---------- Material ----------

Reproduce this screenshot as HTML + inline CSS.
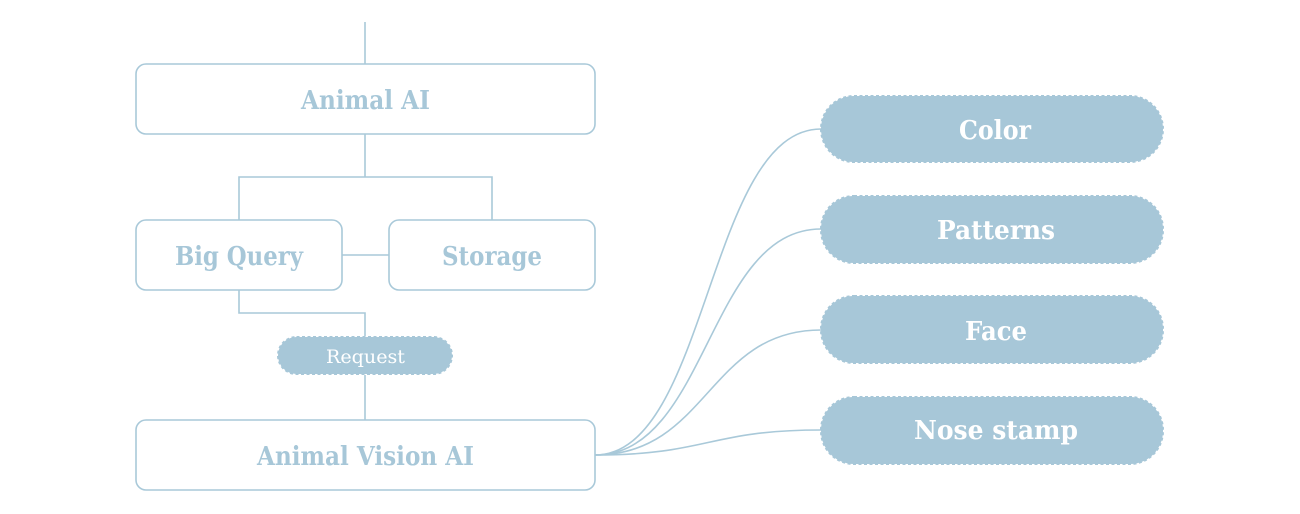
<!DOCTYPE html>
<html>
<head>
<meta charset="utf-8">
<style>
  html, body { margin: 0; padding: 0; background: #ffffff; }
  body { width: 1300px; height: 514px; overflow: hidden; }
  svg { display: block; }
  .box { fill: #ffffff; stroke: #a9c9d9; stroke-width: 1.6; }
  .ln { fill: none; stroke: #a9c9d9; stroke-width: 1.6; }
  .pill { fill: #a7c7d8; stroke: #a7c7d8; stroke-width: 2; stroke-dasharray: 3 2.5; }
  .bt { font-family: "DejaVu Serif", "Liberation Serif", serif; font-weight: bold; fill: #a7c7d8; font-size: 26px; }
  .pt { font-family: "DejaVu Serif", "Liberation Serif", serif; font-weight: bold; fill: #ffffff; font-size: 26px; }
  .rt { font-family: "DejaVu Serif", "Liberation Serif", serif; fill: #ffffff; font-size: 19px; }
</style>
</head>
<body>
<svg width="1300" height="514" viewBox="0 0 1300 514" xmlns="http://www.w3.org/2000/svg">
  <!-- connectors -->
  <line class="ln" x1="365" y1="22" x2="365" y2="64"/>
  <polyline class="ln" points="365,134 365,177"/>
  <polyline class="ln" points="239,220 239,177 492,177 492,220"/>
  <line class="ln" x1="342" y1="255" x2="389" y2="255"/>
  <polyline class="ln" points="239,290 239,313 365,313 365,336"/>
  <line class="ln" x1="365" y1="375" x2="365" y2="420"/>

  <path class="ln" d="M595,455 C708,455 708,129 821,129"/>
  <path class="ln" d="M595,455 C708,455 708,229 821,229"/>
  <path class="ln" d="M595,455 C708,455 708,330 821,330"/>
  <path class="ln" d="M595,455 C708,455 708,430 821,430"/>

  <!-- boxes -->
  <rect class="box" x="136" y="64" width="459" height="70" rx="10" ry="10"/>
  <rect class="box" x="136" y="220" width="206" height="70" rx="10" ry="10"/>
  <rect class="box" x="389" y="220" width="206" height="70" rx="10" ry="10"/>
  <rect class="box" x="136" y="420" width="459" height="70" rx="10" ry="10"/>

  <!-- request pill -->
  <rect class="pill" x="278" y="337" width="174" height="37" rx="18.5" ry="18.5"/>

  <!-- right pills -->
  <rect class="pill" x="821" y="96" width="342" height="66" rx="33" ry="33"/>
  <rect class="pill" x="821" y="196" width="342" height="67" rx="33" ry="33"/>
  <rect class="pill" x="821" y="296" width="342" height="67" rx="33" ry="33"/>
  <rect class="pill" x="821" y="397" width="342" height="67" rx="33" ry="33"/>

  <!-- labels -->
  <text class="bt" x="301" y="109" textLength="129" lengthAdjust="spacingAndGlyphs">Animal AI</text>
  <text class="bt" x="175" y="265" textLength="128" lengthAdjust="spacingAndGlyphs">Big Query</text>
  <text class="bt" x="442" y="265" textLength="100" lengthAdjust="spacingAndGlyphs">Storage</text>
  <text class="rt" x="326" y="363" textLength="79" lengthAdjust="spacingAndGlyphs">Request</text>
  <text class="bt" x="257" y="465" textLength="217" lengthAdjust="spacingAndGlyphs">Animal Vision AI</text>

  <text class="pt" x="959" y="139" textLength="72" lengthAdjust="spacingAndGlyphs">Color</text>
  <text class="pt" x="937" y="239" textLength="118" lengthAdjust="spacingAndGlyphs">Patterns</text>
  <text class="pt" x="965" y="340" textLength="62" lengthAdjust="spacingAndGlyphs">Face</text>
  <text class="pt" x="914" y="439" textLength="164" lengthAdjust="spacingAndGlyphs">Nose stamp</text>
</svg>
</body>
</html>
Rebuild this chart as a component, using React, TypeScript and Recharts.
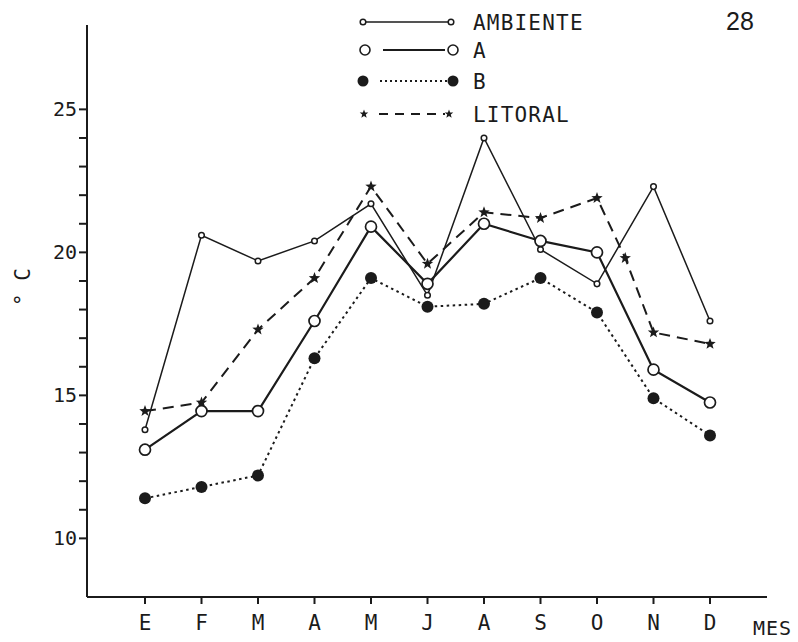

----------

- [Job]:
Reproduce the material above in full and without alteration, but skip all pictures.

- [Finished exercise]:
Reproduce this screenshot as HTML + inline CSS.
<!DOCTYPE html>
<html>
<head>
<meta charset="utf-8">
<style>
  html, body { margin: 0; padding: 0; background: #ffffff; }
  body { width: 1300px; height: 514px; overflow: hidden; }
  svg { display: block; }
  .box { fill: #ffffff; stroke: #a9c9d9; stroke-width: 1.6; }
  .ln { fill: none; stroke: #a9c9d9; stroke-width: 1.6; }
  .pill { fill: #a7c7d8; stroke: #a7c7d8; stroke-width: 2; stroke-dasharray: 3 2.5; }
  .bt { font-family: "DejaVu Serif", "Liberation Serif", serif; font-weight: bold; fill: #a7c7d8; font-size: 26px; }
  .pt { font-family: "DejaVu Serif", "Liberation Serif", serif; font-weight: bold; fill: #ffffff; font-size: 26px; }
  .rt { font-family: "DejaVu Serif", "Liberation Serif", serif; fill: #ffffff; font-size: 19px; }
</style>
</head>
<body>
<svg width="1300" height="514" viewBox="0 0 1300 514" xmlns="http://www.w3.org/2000/svg">
  <!-- connectors -->
  <line class="ln" x1="365" y1="22" x2="365" y2="64"/>
  <polyline class="ln" points="365,134 365,177"/>
  <polyline class="ln" points="239,220 239,177 492,177 492,220"/>
  <line class="ln" x1="342" y1="255" x2="389" y2="255"/>
  <polyline class="ln" points="239,290 239,313 365,313 365,336"/>
  <line class="ln" x1="365" y1="375" x2="365" y2="420"/>

  <path class="ln" d="M595,455 C708,455 708,129 821,129"/>
  <path class="ln" d="M595,455 C708,455 708,229 821,229"/>
  <path class="ln" d="M595,455 C708,455 708,330 821,330"/>
  <path class="ln" d="M595,455 C708,455 708,430 821,430"/>

  <!-- boxes -->
  <rect class="box" x="136" y="64" width="459" height="70" rx="10" ry="10"/>
  <rect class="box" x="136" y="220" width="206" height="70" rx="10" ry="10"/>
  <rect class="box" x="389" y="220" width="206" height="70" rx="10" ry="10"/>
  <rect class="box" x="136" y="420" width="459" height="70" rx="10" ry="10"/>

  <!-- request pill -->
  <rect class="pill" x="278" y="337" width="174" height="37" rx="18.5" ry="18.5"/>

  <!-- right pills -->
  <rect class="pill" x="821" y="96" width="342" height="66" rx="33" ry="33"/>
  <rect class="pill" x="821" y="196" width="342" height="67" rx="33" ry="33"/>
  <rect class="pill" x="821" y="296" width="342" height="67" rx="33" ry="33"/>
  <rect class="pill" x="821" y="397" width="342" height="67" rx="33" ry="33"/>

  <!-- labels -->
  <text class="bt" x="301" y="109" textLength="129" lengthAdjust="spacingAndGlyphs">Animal AI</text>
  <text class="bt" x="175" y="265" textLength="128" lengthAdjust="spacingAndGlyphs">Big Query</text>
  <text class="bt" x="442" y="265" textLength="100" lengthAdjust="spacingAndGlyphs">Storage</text>
  <text class="rt" x="326" y="363" textLength="79" lengthAdjust="spacingAndGlyphs">Request</text>
  <text class="bt" x="257" y="465" textLength="217" lengthAdjust="spacingAndGlyphs">Animal Vision AI</text>

  <text class="pt" x="959" y="139" textLength="72" lengthAdjust="spacingAndGlyphs">Color</text>
  <text class="pt" x="937" y="239" textLength="118" lengthAdjust="spacingAndGlyphs">Patterns</text>
  <text class="pt" x="965" y="340" textLength="62" lengthAdjust="spacingAndGlyphs">Face</text>
  <text class="pt" x="914" y="439" textLength="164" lengthAdjust="spacingAndGlyphs">Nose stamp</text>
</svg>
</body>
</html>
Rebuild this chart as a component, using React, TypeScript and Recharts.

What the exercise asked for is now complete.